• Introducing Stark Phase V
  • January 19, 2016 | Author: Grace D. Mack
  • Law Firm: Wilentz, Goldman & Spitzer P.A. - Woodbridge Office
  • On November 16, 2015, the Centers for Medicare and Medicaid Services (“CMS”) published the most significant changes to the physician self-referral law (“Stark Law”) regulations since 2008. Currently being referred to as “Stark Phase V,” these changes constitute the fifth substantive rulemaking under the Stark Law. This rulemaking, which was part of the Medicare Physician Fee Schedule, contains a number of important changes. Several amendments are aimed at easing the burden of existing compensation exceptions related to the signature and writing requirements; the length of term requirement; holdover arrangements, and the definitions of the terms remuneration, stand-in-the-shoes and locum tenens.

    Phase V clarifies a number of issues that routinely arise within the context of documenting compliance with the Stark Law, including:
    • allowing an arrangement that qualifies for a Stark Law exception to continue indefinitely after the arrangement's expiration date;
    • granting all parties involved 90 days to seek a Stark Law exemption to obtain missing signatures on an agreement;
    • clarifying that leasing arrangements involving office space, equipment and/or personal services must last at least one year to qualify for a Stark Law exception;
    • clarifying that parties to an arrangement seeking a Stark Law exception do not need to have a formal written contract;
    • allowing for the sharing of office space, assuming: the arrangement is in writing and is between a hospital and a physician; and
    • clarifying the policy that “incident to” Medicare Part B, services must be billed by the supervising physician or practitioner.

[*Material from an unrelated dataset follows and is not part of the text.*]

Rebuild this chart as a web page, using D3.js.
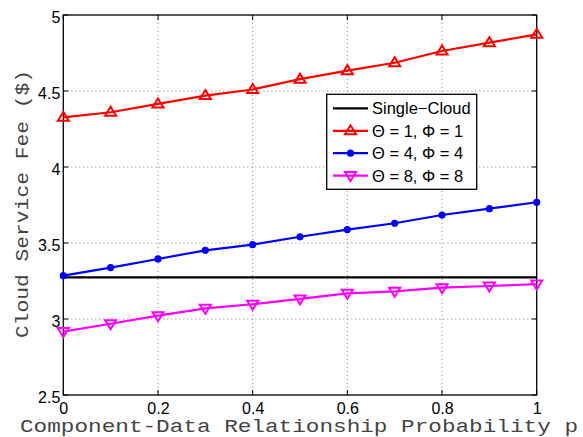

    In addition, CMS introduced two new Stark Law exceptions: (1) for timeshare arrangements for the use of office space, equipment, personnel, items, supplies and other services, and (2) for assistance to compensate non-physician practitioners under certain circumstances. The timeshare exception indicates a departure from CMS’ historical reluctance to address the sharing of space. However, the timeshare exception applies only to limited arrangements predominantly for the provision of E&M services.